One of the things that struck me about Wangh’s work, over and over, was his emphasis on trust. Trust of partners, trust of body, trust of gut. Just one example: “…you will often find out as you work that your preconceptions about what your characters would or would not do dissolve when you trust the work…Remember, what you are doing here is experimenting, allowing your own reactions to surprise you with the information you need about how to play each line. For that process to work, you must trust what happens to you without worrying about whether it seems ‘right’ or ‘logical’ or ‘appropriate’ for the character.” I’ve been thinking a lot about trust and its implications for the work of the theater lately. Does it start with trusting our own bodies? Or trusting the space?
One exercise I loved, and I think would be useful for Shakespearean actors, was to begin movement, anything at all that one can do without thinking too hard about it, like a kata or something, and let your mind relax. After a few minutes, the instructor tells the participants to change what their body is doing every time their thought changes: “If your mind is racing, you might literally run around the room. If you feel depressed, you could try huddling in a corner. But each time your mind changes course, you must let your body change with it.” This reminds me of something truly excellent classical actors do. They move every time their character’s thought changes—but only when the thought changes.
Another thing I want to make sure I bring in the next time I’m working on Shakespeare was a quote from An Actor Adrift by Yoshi Oida: “The intellectual content of a text is studied everywhere; our task was to concentrate on the aspect of language that had become sadly neglected over the centuries: the vibratory power of its sound.” My favorite Shakespearean actors are the ones who know what they are saying, but also invest deeply in the physicality of the language. Do we ever think much about how our words literally vibrate each other’s bodies?
One thing I’ve working on doing better is helping actors handle material that is difficult for them, that hits on some emotional third rail of theirs. The obvious example here is intimacy work. I’m hoping to pursue certification in that work, not because I want to be an intimacy director, but because I see the power of those frameworks to make all of the work healthier and braver. Although we think of intimacy first, for many people, the things that upset them are in entirely other areas. Sometimes, when we discover them in rehearsal, it’s as much a shock to the actor as it is to me. In a few different exercises described in this book, the actor hit one of those spots, and in each instance, Wangh helped them make “a container” for it.
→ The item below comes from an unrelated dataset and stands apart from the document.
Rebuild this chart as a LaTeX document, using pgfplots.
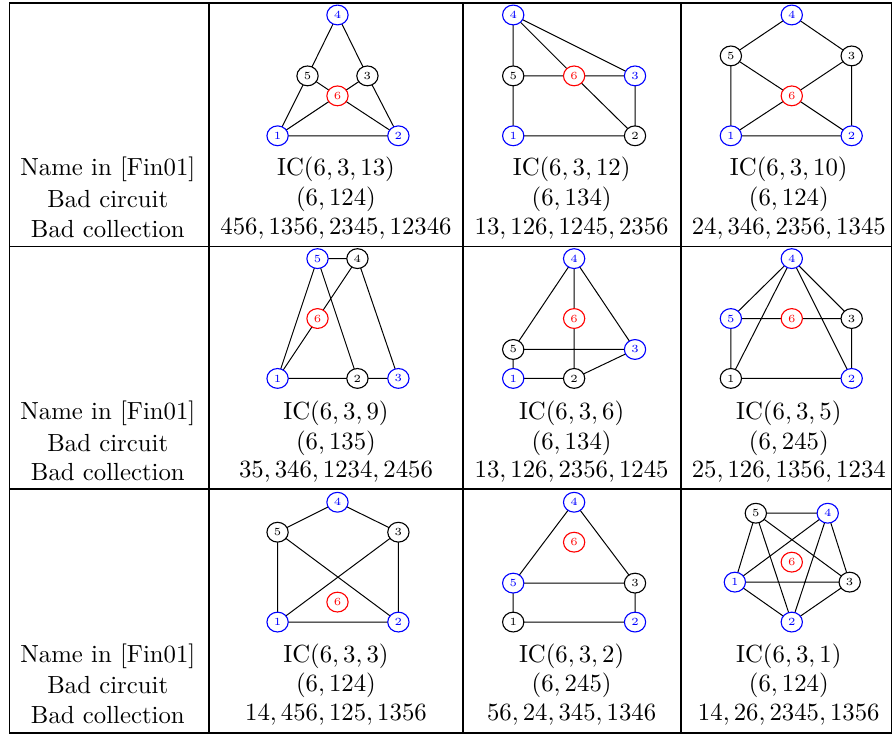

In one example, they planned every moment of physical movement for a difficult scene, reaching for extreme precision to provide boundaries and safety around it. For another, he had them break the moment down as slow as possible, freezing, even, when it felt too difficult. I appreciated these sections because they gave me some clear ideas of things I might try the next time I’m in one of those situations. I always need more tools.
Wangh offers a lot of exercises in this book, but many of them are hard to picture. Apparently there was a project that was going to create a partner video a couple years ago, but it doesn’t look like it’s out yet.
I love when I read something so intriguing and stimulating. It makes me wish even more that I could be in rehearsal!